Avez-vous l’espoir d’un changement ?
Oui, j’ai de l’espoir. La FIFA a été obligée de se mouiller. C’est devenu grotesque et grossier. Et ça a réveillé le patriotisme du Camerounais qui se dit : » Comment on a pu se faire berner comme ça ? » Et puis les officiels et les politiques ont entendu le gouverneur de la région dire : « si vous aviez écouté ce monsieur (Bell), on n’en serait pas là ». Tout le monde a ouvert les yeux, ces gens n’étaient pas là pour le foot mais pour voler l’argent du foot. Quand un président de fédération se vante plus de la construction de son nouveau siège que du nombre de ses licenciés… On sait d’ailleurs que c’est dans le BTP qu’on peut voler aussi… La Fédération n’est pas une société immobilière, non ? Quand on va à la FFF, on met en avant le nombre de bâtiments ou de licenciés ? Alors dire : J’ai bien travaillé, je construis un nouveau siège.

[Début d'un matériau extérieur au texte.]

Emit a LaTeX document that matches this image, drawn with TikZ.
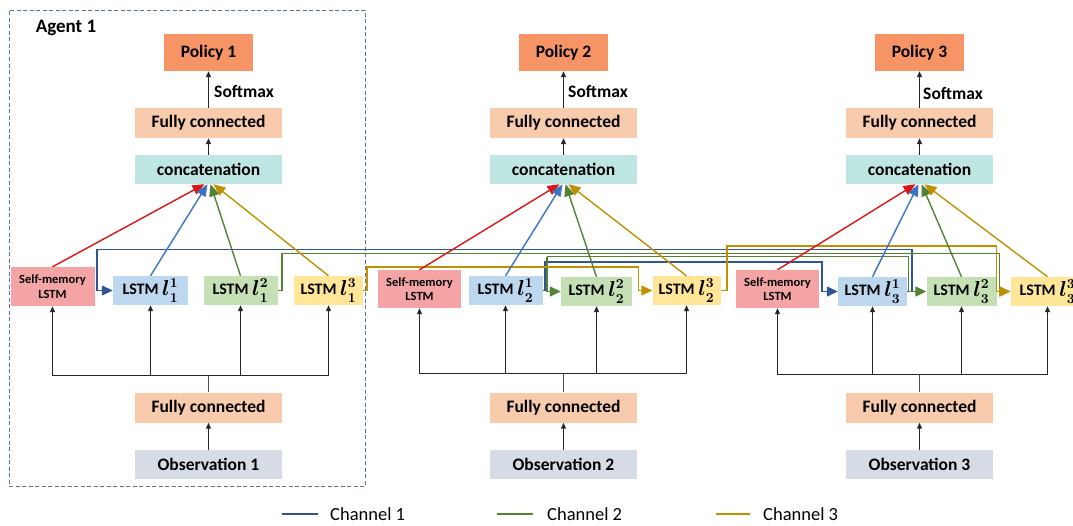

Mais des équipes de deuxième division jouent pieds nus ! Et oui, on a des footballeurs qui jouent pieds nus chez nous.
Vous pouvez peut-être prendre enfin du pouvoir ?
On m’a dit que je parlais mais que je n’étais pas candidat. Mais pourquoi voulez-vous que je sois candidat dans une élection où je n’ai aucune chance ? Une fois qu’on refait les textes et que la parole est donnée exclusivement aux gens qui font le foot, là oui, ça m’intéresse. En 96, j’ai été candidat, j’ai parlé de programme de foot à des gens qui s’en moquaient. Je peux proposer un programme de développement. Je vais pouvoir être candidat et je vais pouvoir gagner car je parlerai le langage du foot à des gens du foot.